The Linux utility regionset (available in the Universe repository in Ubuntu) allows you to view and change the region code of your DVD drive. Having installed regionset, I ran to it change my region:
$ regionset regionset version 0.1 -- reads/sets region code on DVD drives Current Region Code settings: RPC Phase: II type: NONE vendor resets available: 4 user controlled changes resets available: 5 drive plays discs from region(s):, mask=0xFF Would you like to change the region setting of your drive? [y/n]:
This is an interesting result – it seems that my DVD drive had no region set at all. I would have thought a drive sold in the UK would be pre-set to region 2, but perhaps the region is left to be set the first time you play a DVD. Who knows? For our purposes, it doesn’t matter. I decided that I would like to change my DVD’s region:
Would you like to change the region setting of your drive? [y/n]:y Enter the new region number for your drive [1..8]:4
Once I’d entered that, my DVD region was changed:
$ regionset regionset version 0.1 -- reads/sets region code on DVD drives Current Region Code settings: RPC Phase: II type: SET vendor resets available: 4 user controlled changes resets available: 3 drive plays discs from region(s): 4, mask=0xF7
So I now have an Australian DVD drive, which can play my Australian DVD. (My reset count has dropped by two because of my inability to type the number 4 on the first attempt.) I tried a few of my DVDs from other regions, and they still played just fine, so all is well. Or is it? As well as my main desktop machine, I sometimes watch DVDs on my laptop, as well as my work laptop when I’m travelling. Do I have to go through all this to play People Like Us on those machines too?
From previous encounters with libdvdcss, I knew that it kept its decrypted DVD keys cached in my home directory, ~/.dvdcss.

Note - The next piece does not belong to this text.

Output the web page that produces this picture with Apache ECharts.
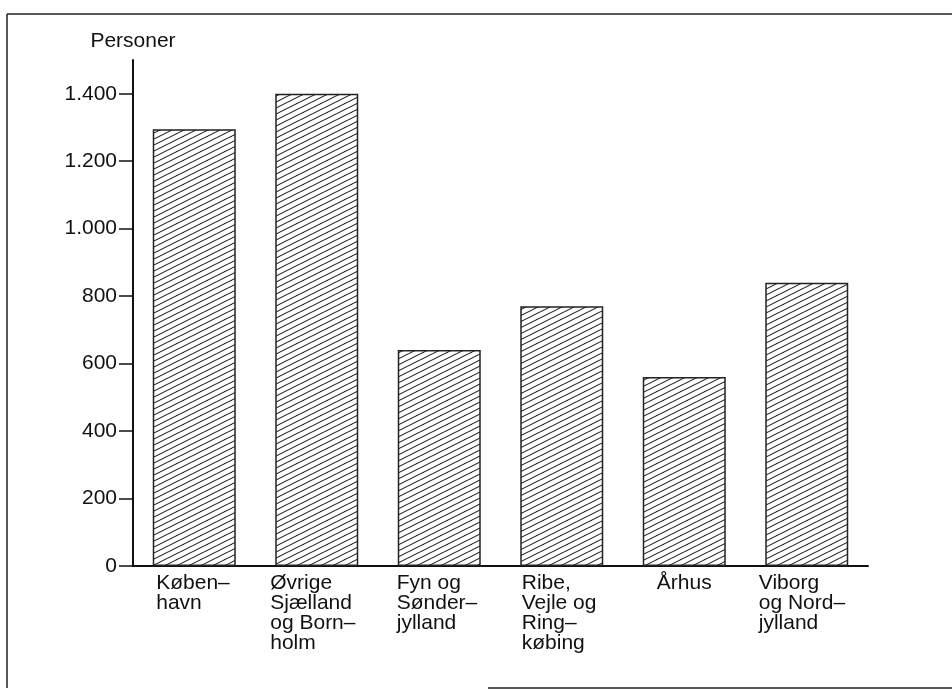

I wondered if I could simply copy the cached key for the People Like Us DVD onto my other machines. I had a look in the cache directory, and found the sub-directory for People Like Us. Luckily, most DVDs are easily identifiable:
... MY_NAME_IS_EARL_S1_DISC_4-2006090710551600-1bf2fbef18 MY_NAME_IS_EARL_SEASON2_DISC3 MY_NAME_IS_EARL_SEASON2_DISC4 PEOPLE_LIKE_US_SERIES2-2007081517503500-19deac38e6 PHOENIX_NIGHTS POLICE_SQUAD PORRIDGE ...
I copied the PEOPLE_LIKE_US directory to a thumb drive, and took it to my laptop. Having confirmed that this machine couldn’t play the DVD either, I installed the copied keys into the ~/.dvdcss directory and tried again. Voilà! Instant entertainment from Australia, and I still have all my region changes intact.
In summary, then: if you find a DVD that takes ages to start playing, and doesn’t fully work, the chances are that your DVD is set to the wrong (or no) region. Use the regionset tool to set your DVD drive’s region, or find someone who’s already watched the DVD, and ask them for a copy of the decryption keys.